Comment by JonChesterfield
15 days ago
Shipping compiled code works fine if you have a finite set of kernels. Just build everything for every target, gzip the result and send it out. People are a bit reluctant to do that because there are lots of copies of essentially the same information in the result.
I suspect every solution you'll find which involves sending a single copy of the code will have a patched copy of llvm embedded in said install.exe, which ideally compiles the kernels to whatever is around locally at install time, but otherwise does so at application run time. It's not loads of fun deriving a program from llvm but it has been done a lot of times now.
> Shipping compiled code works fine if you have a finite set of kernels. Just build everything for every target, gzip the result and send it out. People are a bit reluctant to do that because there are lots of copies of essentially the same information in the result.

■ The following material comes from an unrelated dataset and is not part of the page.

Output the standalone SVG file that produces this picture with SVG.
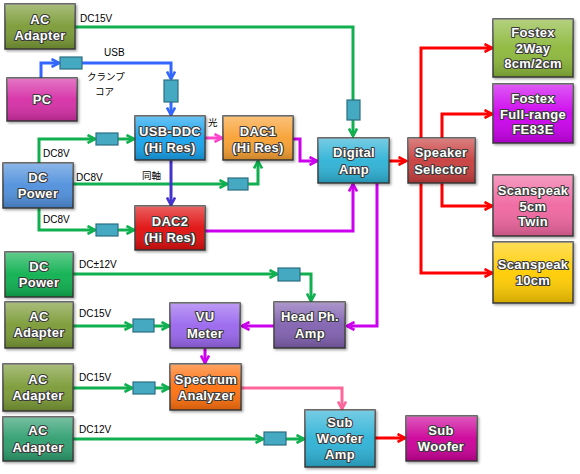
<svg xmlns="http://www.w3.org/2000/svg" width="580" height="474" viewBox="0 0 580 474">
<defs>
<linearGradient id="gloss" x1="0" y1="0" x2="0" y2="1">
<stop offset="0" stop-color="#ffffff" stop-opacity="0.35"/>
<stop offset="0.5" stop-color="#ffffff" stop-opacity="0.05"/>
<stop offset="1" stop-color="#000000" stop-opacity="0.18"/>
</linearGradient>
<filter id="sh" x="-10%" y="-10%" width="130%" height="130%">
<feDropShadow dx="1.5" dy="1.5" stdDeviation="1" flood-color="#000" flood-opacity="0.35"/>
</filter>
<marker id="aG" viewBox="0 0 10 10" refX="8.5" refY="5" markerWidth="10" markerHeight="10" markerUnits="userSpaceOnUse" orient="auto"><path d="M1,1 L8.5,5 L1,9" fill="none" stroke="#10b050" stroke-width="2.6"/></marker>
<marker id="aB" viewBox="0 0 10 10" refX="8.5" refY="5" markerWidth="10" markerHeight="10" markerUnits="userSpaceOnUse" orient="auto"><path d="M1,1 L8.5,5 L1,9" fill="none" stroke="#3366ff" stroke-width="2.6"/></marker>
<marker id="aI" viewBox="0 0 10 10" refX="8.5" refY="5" markerWidth="10" markerHeight="10" markerUnits="userSpaceOnUse" orient="auto"><path d="M1,1 L8.5,5 L1,9" fill="none" stroke="#4433cc" stroke-width="2.6"/></marker>
<marker id="aM" viewBox="0 0 10 10" refX="8.5" refY="5" markerWidth="10" markerHeight="10" markerUnits="userSpaceOnUse" orient="auto"><path d="M1,1 L8.5,5 L1,9" fill="none" stroke="#cc00ee" stroke-width="2.6"/></marker>
<marker id="aP" viewBox="0 0 10 10" refX="8.5" refY="5" markerWidth="10" markerHeight="10" markerUnits="userSpaceOnUse" orient="auto"><path d="M1,1 L8.5,5 L1,9" fill="none" stroke="#ff44cc" stroke-width="2.6"/></marker>
<marker id="aK" viewBox="0 0 10 10" refX="8.5" refY="5" markerWidth="10" markerHeight="10" markerUnits="userSpaceOnUse" orient="auto"><path d="M1,1 L8.5,5 L1,9" fill="none" stroke="#ff6699" stroke-width="2.6"/></marker>
<marker id="aR" viewBox="0 0 10 10" refX="8.5" refY="5" markerWidth="10" markerHeight="10" markerUnits="userSpaceOnUse" orient="auto"><path d="M1,1 L8.5,5 L1,9" fill="none" stroke="#ff0000" stroke-width="2.6"/></marker>
</defs>
<style>
.box{stroke:#3c3c3c;stroke-width:1.5;filter:url(#sh)}
.gl{fill:url(#gloss);stroke:none}
.t{font-family:"Liberation Sans",Arial,sans-serif;font-size:13px;font-weight:bold;fill:#ffffff;stroke:#3a3a3a;stroke-width:2.2;stroke-linejoin:round;paint-order:stroke fill;text-anchor:middle;letter-spacing:0.3px}
.lb{font-family:"Liberation Sans","Noto Sans CJK JP",sans-serif;font-size:10px;fill:#000000}
.jp{font-family:"Noto Sans CJK JP",sans-serif;font-size:9.5px;fill:#000000}
.c{fill:none;stroke-width:3;stroke-linejoin:miter}
.g{stroke:#10b050}
.b{stroke:#3366ff}
.i{stroke:#4433cc}
.m{stroke:#cc00ee}
.p{stroke:#ff44cc}
.k{stroke:#ff6699}
.r{stroke:#ff0000}
.cab{fill:#45a9c2;stroke:#2a6f80;stroke-width:1.2}
</style>
<rect width="580" height="474" fill="#ffffff"/>

<g id="connectors">
<path class="c g" d="M75,27 H353 V100"/>
<path class="c g" d="M353,120 V136" marker-end="url(#aG)"/>
<path class="c b" d="M41,78 V63 H59" marker-end="url(#aB)"/>
<path class="c b" d="M82,63 H171 V79" marker-end="url(#aB)"/>
<path class="c b" d="M171,102 V115" marker-end="url(#aB)"/>
<path class="c g" d="M39,163 V139 H95" marker-end="url(#aG)"/>
<path class="c g" d="M118,139 H134" marker-end="url(#aG)"/>
<path class="c g" d="M73,184 H227" marker-end="url(#aG)"/>
<path class="c g" d="M248,184 H258 V161" marker-end="url(#aG)"/>
<path class="c g" d="M39,208 V230 H95" marker-end="url(#aG)"/>
<path class="c g" d="M118,230 H134" marker-end="url(#aG)"/>
<path class="c p" d="M205,138 H222" marker-end="url(#aP)"/>
<path class="c i" d="M171,160 V205" marker-end="url(#aI)"/>
<path class="c m" d="M293,139 H300 V161 H317" marker-end="url(#aM)"/>
<path class="c m" d="M205,231 H353 V184" marker-end="url(#aM)"/>
<path class="c r" d="M389,161 H406" marker-end="url(#aR)"/>
<path class="c m" d="M377,183 V326 H347" marker-end="url(#aM)"/>
<path class="c r" d="M421,138 V48 H492" marker-end="url(#aR)"/>
<path class="c r" d="M442,138 V114 H492" marker-end="url(#aR)"/>
<path class="c r" d="M442,183 V206 H492" marker-end="url(#aR)"/>
<path class="c r" d="M421,183 V273 H492" marker-end="url(#aR)"/>
<path class="c g" d="M73,274 H277" marker-end="url(#aG)"/>
<path class="c g" d="M300,274 H311 V301" marker-end="url(#aG)"/>
<path class="c g" d="M73,326 H132" marker-end="url(#aG)"/>
<path class="c g" d="M154,326 H169" marker-end="url(#aG)"/>
<path class="c m" d="M274,326 H242" marker-end="url(#aM)"/>
<path class="c m" d="M205,348 V363" marker-end="url(#aM)"/>
<path class="c g" d="M73,388 H132" marker-end="url(#aG)"/>
<path class="c g" d="M155,388 H169" marker-end="url(#aG)"/>
<path class="c k" d="M241,388 H342 V409" marker-end="url(#aK)"/>
<path class="c g" d="M73,439 H263" marker-end="url(#aG)"/>
<path class="c g" d="M286,439 H304" marker-end="url(#aG)"/>
<path class="c r" d="M375,438 H405" marker-end="url(#aR)"/>
</g>

<g id="cables">
<rect id="cab-usb1" class="cab" x="60" y="57" width="22" height="12"/>
<rect id="cab-usb2" class="cab" x="164" y="80" width="14" height="22"/>
<rect id="cab-amp" class="cab" x="347" y="100" width="13" height="20"/>
<rect id="cab-ddc" class="cab" x="96" y="133" width="22" height="12"/>
<rect id="cab-dac1" class="cab" x="228" y="178" width="20" height="12"/>
<rect id="cab-dac2" class="cab" x="96" y="224" width="22" height="12"/>
<rect id="cab-hp" class="cab" x="278" y="268" width="22" height="13"/>
<rect id="cab-vu" class="cab" x="133" y="319" width="21" height="13"/>
<rect id="cab-spec" class="cab" x="133" y="382" width="22" height="12"/>
<rect id="cab-sub" class="cab" x="264" y="432" width="22" height="13"/>
</g>

<g id="labels">
<text class="lb" x="80" y="22">DC15V</text>
<text class="lb" x="104" y="56">USB</text>
<text class="jp" x="87" y="80">クランプ</text>
<text class="jp" x="95" y="95">コア</text>
<text class="jp" x="208" y="126">光</text>
<text class="lb" x="43" y="157">DC8V</text>
<text class="lb" x="76" y="181">DC8V</text>
<text class="jp" x="142" y="179">同軸</text>
<text class="lb" x="43" y="223">DC8V</text>
<text class="lb" x="79" y="268">DC±12V</text>
<text class="lb" x="79" y="317">DC15V</text>
<text class="lb" x="79" y="381">DC15V</text>
<text class="lb" x="79" y="433">DC12V</text>
</g>

<g id="n-ac1"><rect class="box" x="5" y="4" width="70" height="45" fill="#7a9a36"/><rect class="gl" x="5" y="4" width="70" height="45"/><text class="t" x="40" y="24">AC</text><text class="t" x="40" y="40">Adapter</text></g>
<g id="n-pc"><rect class="box" x="7" y="78" width="70" height="43" fill="#d62fa6"/><rect class="gl" x="7" y="78" width="70" height="43"/><text class="t" x="42" y="104">PC</text></g>
<g id="n-usbddc"><rect class="box" x="135" y="116" width="70" height="44" fill="#18a2ec"/><rect class="gl" x="135" y="116" width="70" height="44"/><text class="t" x="170" y="136">USB-DDC</text><text class="t" x="170" y="152">(Hi Res)</text></g>
<g id="n-dac1"><rect class="box" x="223" y="116" width="70" height="44" fill="#f8a030"/><rect class="gl" x="223" y="116" width="70" height="44"/><text class="t" x="258" y="136">DAC1</text><text class="t" x="258" y="152">(Hi Res)</text></g>
<g id="n-dcpower1"><rect class="box" x="3" y="163" width="70" height="45" fill="#4f8fdc"/><rect class="gl" x="3" y="163" width="70" height="45"/><text class="t" x="38" y="182">DC</text><text class="t" x="38" y="198">Power</text></g>
<g id="n-dac2"><rect class="box" x="135" y="206" width="70" height="44" fill="#e00808"/><rect class="gl" x="135" y="206" width="70" height="44"/><text class="t" x="170" y="226">DAC2</text><text class="t" x="170" y="242">(Hi Res)</text></g>
<g id="n-digamp"><rect class="box" x="318" y="138" width="71" height="45" fill="#2eb2d6"/><rect class="gl" x="318" y="138" width="71" height="45"/><text class="t" x="354" y="157">Digital</text><text class="t" x="354" y="174">Amp</text></g>
<g id="n-selector"><rect class="box" x="408" y="138" width="67" height="45" fill="#c83c3c"/><rect class="gl" x="408" y="138" width="67" height="45"/><text class="t" x="441" y="157">Speaker</text><text class="t" x="441" y="174">Selector</text></g>
<g id="n-fostex2way"><rect class="box" x="493" y="19" width="80" height="58" fill="#8cb83a"/><rect class="gl" x="493" y="19" width="80" height="58"/><text class="t" x="533" y="37">Fostex</text><text class="t" x="533" y="53">2Way</text><text class="t" x="533" y="68">8cm/2cm</text></g>
<g id="n-fostexfr"><rect class="box" x="493" y="84" width="80" height="59" fill="#cc00ee"/><rect class="gl" x="493" y="84" width="80" height="59"/><text class="t" x="533" y="103">Fostex</text><text class="t" x="533" y="119">Full-range</text><text class="t" x="533" y="134">FE83E</text></g>
<g id="n-scan5"><rect class="box" x="493" y="175" width="80" height="61" fill="#f066a0"/><rect class="gl" x="493" y="175" width="80" height="61"/><text class="t" x="533" y="195">Scanspeak</text><text class="t" x="533" y="211">5cm</text><text class="t" x="533" y="226">Twin</text></g>
<g id="n-scan10"><rect class="box" x="493" y="242" width="80" height="61" fill="#ffcc00"/><rect class="gl" x="493" y="242" width="80" height="61"/><text class="t" x="533" y="269">Scanspeak</text><text class="t" x="533" y="285">10cm</text></g>
<g id="n-dcpower2"><rect class="box" x="5" y="252" width="68" height="45" fill="#10b050"/><rect class="gl" x="5" y="252" width="68" height="45"/><text class="t" x="39" y="271">DC</text><text class="t" x="39" y="287">Power</text></g>
<g id="n-ac2"><rect class="box" x="5" y="302" width="68" height="46" fill="#7a9a36"/><rect class="gl" x="5" y="302" width="68" height="46"/><text class="t" x="39" y="321">AC</text><text class="t" x="39" y="337">Adapter</text></g>
<g id="n-vu"><rect class="box" x="170" y="303" width="70" height="45" fill="#9966ee"/><rect class="gl" x="170" y="303" width="70" height="45"/><text class="t" x="205" y="321">VU</text><text class="t" x="205" y="338">Meter</text></g>
<g id="n-hpamp"><rect class="box" x="274" y="302" width="71" height="46" fill="#8060b0"/><rect class="gl" x="274" y="302" width="71" height="46"/><text class="t" x="310" y="321">Head Ph.</text><text class="t" x="310" y="338">Amp</text></g>
<g id="n-ac3"><rect class="box" x="3" y="364" width="70" height="47" fill="#7a9a36"/><rect class="gl" x="3" y="364" width="70" height="47"/><text class="t" x="38" y="384">AC</text><text class="t" x="38" y="400">Adapter</text></g>
<g id="n-spectrum"><rect class="box" x="170" y="364" width="71" height="46" fill="#ff7010"/><rect class="gl" x="170" y="364" width="71" height="46"/><text class="t" x="206" y="384">Spectrum</text><text class="t" x="206" y="400">Analyzer</text></g>
<g id="n-ac4"><rect class="box" x="3" y="417" width="70" height="44" fill="#2e9e6e"/><rect class="gl" x="3" y="417" width="70" height="44"/><text class="t" x="38" y="435">AC</text><text class="t" x="38" y="452">Adapter</text></g>
<g id="n-subamp"><rect class="box" x="305" y="410" width="70" height="57" fill="#2eb2d6"/><rect class="gl" x="305" y="410" width="70" height="57"/><text class="t" x="340" y="427">Sub</text><text class="t" x="340" y="443">Woofer</text><text class="t" x="340" y="459">Amp</text></g>
<g id="n-subwoofer"><rect class="box" x="406" y="416" width="71" height="45" fill="#cc0099"/><rect class="gl" x="406" y="416" width="71" height="45"/><text class="t" x="441" y="435">Sub</text><text class="t" x="441" y="451">Woofer</text></g>
</svg>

That's kind of the point, you have to build everything for a lot of different targets. And what happens a year from now when the client have bought the latest GPU and wants to run the same program on that? Not having an intermediary compile target like RTX is a big downside, although I guess it didn't matter for Frontier.
I can't find any solution, AdaptiveCpp seems like the best option but they say Windows support is highly experimental because they depend on a patched llvm, and they only mention OpenMP and Cuda backends anyway. Seems like Cuda is still the best Windows option.
There's a degree of moving the goalposts there.
Shipping some machine code today to run on a GPU released tomorrow doesn't work anywhere. Cuda looks like it does provided someone upgrades the cuda installation on the machine after the new GPU is released because the ptx is handled by the cuda runtime. HSAIL was meant to do that on amdgpu but people didn't like it.
That same trick would work on amdgpu - compile to spir-v, wait for a new GPU, upgrade the compiler on the local machine, now you can run that spir-v. The key part is the installing a new JIT which knows what the new hardware is, even if you're not willing to update the program itself. Except that compile to spir-v is slightly off in the weeds for compute kernels at present.
It's tempting to view that as a non-issue. If someone can upgrade the cuda install on the machine, they could upgrade whatever program was running on cuda as well. In practice this seems to annoy people though which is why there's a gradual move toward spir-v, or to shipping llvm IR and rolling the die on the auto-upgrade machinery handling it. Alternatively ship source code and compile it on site, that'll work for people who are willing to apt install a new clang even if they aren't willing to update your program.
> Cuda looks like it does
And that's what matters. It might be seen like moving the goal posts by someone who knows how it works in the background and what kind of work is necessary to support the new architecture, but that's irrelevant to end users. Just like end users didn't care about "true" or "fake" dual cores.
> If someone can upgrade the cuda install on the machine, they could upgrade whatever program was running on cuda as well.
No, because that would mean that all GPGPU developers have to update their code to support the new hardware, instead of just the runtime taking care of it. I think you're more focused on HPC, data centers, and specialized software with active development and a small user base, but how would that work if I wanted to run a image processing program, video encoder, game, photogrammetry, etc, and the developer have lost interest in it years ago? Or if I have written some software and don't want to have to update it because there's a new GPU out? And isn't the cuda runtime installed by default when installing the driver, which auto updates?
> there's a gradual move toward spir-v
It was introduced 9 years ago, what's taking so long?
> Alternatively ship source code and compile it on site, that'll work for people who are willing to apt install a new clang
Doesn't seem to work well on Windows since you need to use a patched Clang, and some developers have a thing about shipping their source code.
On the whole both the developer and the Windows user experience is still very unergonomic, and I really expected the field to have progressed further by now. Nvidia is rightly reaping the reward from their technical investments, but I still hope for a future where I can easily run the same code on any GPU. But I hoped for that 15 years ago.